= Hijli Kingdom =

Early modern kingdom in Eastern India

The Hijli Kingdom existed between 1687 and 1886 in the eastern part of India. Initially Hijli was a small island village on the banks of the Rasulpur River as it flows to the Bay of Bengal. It developed into a port town in 1687. Slowly, it converted into a province or kingdom covering parts of Bengal and Orissa. The Contai basin also belonged to this kingdom. Mansingh is believed to be the founder King of Hijli.
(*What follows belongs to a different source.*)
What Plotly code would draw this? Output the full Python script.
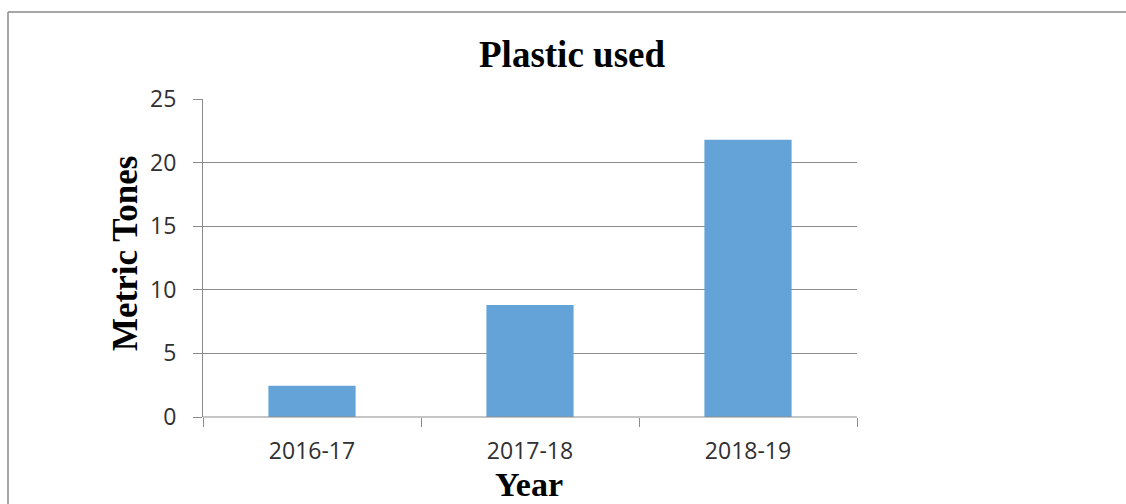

It had important towns like Tamluk or Tamralipta, Panskura, along with Keleghai and Haldi rivers on the north, the south and east sides bounded by the Bay of Bengal and Kharagpur, Keshiary, Dantan and Jaleswar on the west. The capital of Hijli was in Bahiri up to 1628 and afterwards it was shifted to Hijli. This kingdom was ruled for some years by Taj Khan, a disciple of Guru Peer Mackdram Sha Chisti. Today, his shrine is venerated at the Hijli Sharif Dargah, a pilgrimage site in the Purba Medinipur district. It was also ruled sequentially by Kushan, Gupta, Gauda, Pala and Sena dynasties and also by Mughals. It is known that Hijli had excellent business and trade centers during the reign of Hindu Kings and continued during the Mughal dynasty.

Captain Nicolson was the first British colonialist to invade Hijli and captured the port only. Afterwards, in 1687, Job Charnock, with 400 soldiers, captured Hijli, defeating Hindu and Mughal Emperors. A war broke out with the Mughal Empire, and a treaty was signed between Job Charnock and the Mughul Emperor. The loss suffered by Job Charnock, forced him to leave Hijli and proceed towards Uluberia while the Mughal Emperor continued to rule the kingdom. From there they finally settled at Sutanuti, and slowly established Calcutta (now Kolkata) for their business in eastern India. This was the start of East India Company in India. It was at its peak in 1754 and the prosperity of Hijli Province during this period was beyond description.

Towards the second half of the 18th century, another Port town Khejuri came into existence, primarily set up by the British for carrying out trade with European countries. Khejuri was also an island set up on the banks of River Koukhali. Development of this region because of Khejuri and Hijli Port can be gauged by the fact that the first Indian Telegraph Office was established in 1852, connecting Khejuri with Calcutta. In the devastating cyclone of 1864, both the ports got destroyed. The islands have since got merged with the main land. Hijli as we know it today, in Kharagpur, is only a very small part of erstwhile Hijli Province and was created for establishing administrative offices and a jail known as Hijli Detention Camp by the British in the 19th century. It is curious that almost the entire Kharagpur subdivision of today has boundaries identical to the Hijli Province. In May 1950, the first Indian Institute of Technology, IIT Kharagpur was established surrounding the area of Hijli Detention Camp.